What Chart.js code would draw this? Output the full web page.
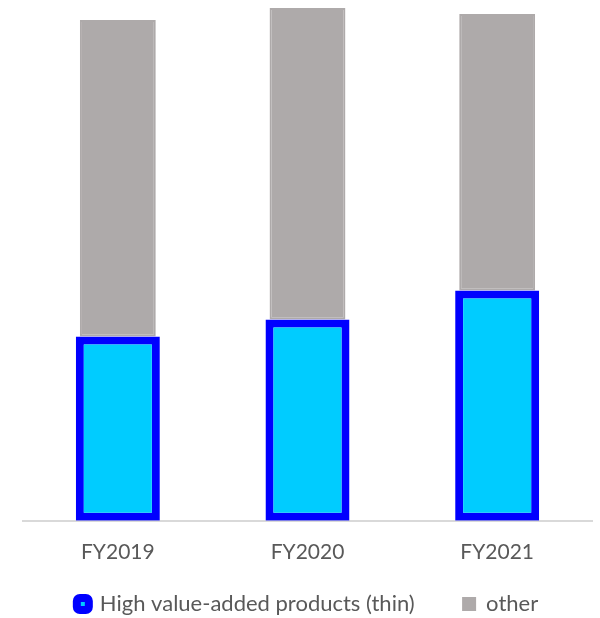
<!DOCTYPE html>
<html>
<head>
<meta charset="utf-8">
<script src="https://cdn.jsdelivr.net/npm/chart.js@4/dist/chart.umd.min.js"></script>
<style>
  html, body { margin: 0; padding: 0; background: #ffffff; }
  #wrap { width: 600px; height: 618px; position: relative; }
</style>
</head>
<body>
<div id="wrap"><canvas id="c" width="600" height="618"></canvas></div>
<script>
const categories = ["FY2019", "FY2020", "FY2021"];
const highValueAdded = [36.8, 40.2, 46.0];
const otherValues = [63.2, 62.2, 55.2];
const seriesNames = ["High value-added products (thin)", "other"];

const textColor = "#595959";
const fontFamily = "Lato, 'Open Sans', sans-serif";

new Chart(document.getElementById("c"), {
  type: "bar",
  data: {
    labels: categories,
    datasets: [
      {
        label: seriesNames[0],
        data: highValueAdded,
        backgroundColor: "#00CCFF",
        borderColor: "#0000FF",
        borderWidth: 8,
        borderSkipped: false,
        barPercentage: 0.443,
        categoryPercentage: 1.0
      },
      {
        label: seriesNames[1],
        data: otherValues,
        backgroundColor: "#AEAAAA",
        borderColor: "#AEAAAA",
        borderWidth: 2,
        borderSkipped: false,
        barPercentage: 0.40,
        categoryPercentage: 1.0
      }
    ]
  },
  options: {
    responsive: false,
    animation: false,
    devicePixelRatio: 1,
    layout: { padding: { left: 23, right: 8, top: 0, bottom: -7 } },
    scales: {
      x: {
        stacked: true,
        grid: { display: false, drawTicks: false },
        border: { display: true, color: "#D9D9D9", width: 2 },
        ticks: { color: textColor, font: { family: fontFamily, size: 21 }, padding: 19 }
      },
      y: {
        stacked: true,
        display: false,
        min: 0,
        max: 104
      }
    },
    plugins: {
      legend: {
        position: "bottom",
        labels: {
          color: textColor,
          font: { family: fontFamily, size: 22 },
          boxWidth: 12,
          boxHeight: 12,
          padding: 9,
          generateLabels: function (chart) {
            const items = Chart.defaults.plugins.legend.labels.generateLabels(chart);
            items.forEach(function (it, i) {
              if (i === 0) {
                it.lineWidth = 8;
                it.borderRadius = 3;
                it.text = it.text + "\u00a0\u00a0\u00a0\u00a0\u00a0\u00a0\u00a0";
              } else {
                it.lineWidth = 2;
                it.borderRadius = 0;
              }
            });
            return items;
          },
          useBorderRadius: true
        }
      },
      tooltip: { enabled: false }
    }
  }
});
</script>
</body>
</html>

- _TO DO_
Every line of the material is to be quoted exactly, with no pictures carried over.

- _EXERCISE RESPONSE_
What Chart.js code would draw this? Output the full web page.
<!DOCTYPE html>
<html>
<head>
<meta charset="utf-8">
<script src="https://cdn.jsdelivr.net/npm/chart.js@4/dist/chart.umd.min.js"></script>
<style>
  html, body { margin: 0; padding: 0; background: #ffffff; }
  #wrap { width: 600px; height: 618px; position: relative; }
</style>
</head>
<body>
<div id="wrap"><canvas id="c" width="600" height="618"></canvas></div>
<script>
const categories = ["FY2019", "FY2020", "FY2021"];
const highValueAdded = [36.8, 40.2, 46.0];
const otherValues = [63.2, 62.2, 55.2];
const seriesNames = ["High value-added products (thin)", "other"];

const textColor = "#595959";
const fontFamily = "Lato, 'Open Sans', sans-serif";

new Chart(document.getElementById("c"), {
  type: "bar",
  data: {
    labels: categories,
    datasets: [
      {
        label: seriesNames[0],
        data: highValueAdded,
        backgroundColor: "#00CCFF",
        borderColor: "#0000FF",
        borderWidth: 8,
        borderSkipped: false,
        barPercentage: 0.443,
        categoryPercentage: 1.0
      },
      {
        label: seriesNames[1],
        data: otherValues,
        backgroundColor: "#AEAAAA",
        borderColor: "#AEAAAA",
        borderWidth: 2,
        borderSkipped: false,
        barPercentage: 0.40,
        categoryPercentage: 1.0
      }
    ]
  },
  options: {
    responsive: false,
    animation: false,
    devicePixelRatio: 1,
    layout: { padding: { left: 23, right: 8, top: 0, bottom: -7 } },
    scales: {
      x: {
        stacked: true,
        grid: { display: false, drawTicks: false },
        border: { display: true, color: "#D9D9D9", width: 2 },
        ticks: { color: textColor, font: { family: fontFamily, size: 21 }, padding: 19 }
      },
      y: {
        stacked: true,
        display: false,
        min: 0,
        max: 104
      }
    },
    plugins: {
      legend: {
        position: "bottom",
        labels: {
          color: textColor,
          font: { family: fontFamily, size: 22 },
          boxWidth: 12,
          boxHeight: 12,
          padding: 9,
          generateLabels: function (chart) {
            const items = Chart.defaults.plugins.legend.labels.generateLabels(chart);
            items.forEach(function (it, i) {
              if (i === 0) {
                it.lineWidth = 8;
                it.borderRadius = 3;
                it.text = it.text + "\u00a0\u00a0\u00a0\u00a0\u00a0\u00a0\u00a0";
              } else {
                it.lineWidth = 2;
                it.borderRadius = 0;
              }
            });
            return items;
          },
          useBorderRadius: true
        }
      },
      tooltip: { enabled: false }
    }
  }
});
</script>
</body>
</html>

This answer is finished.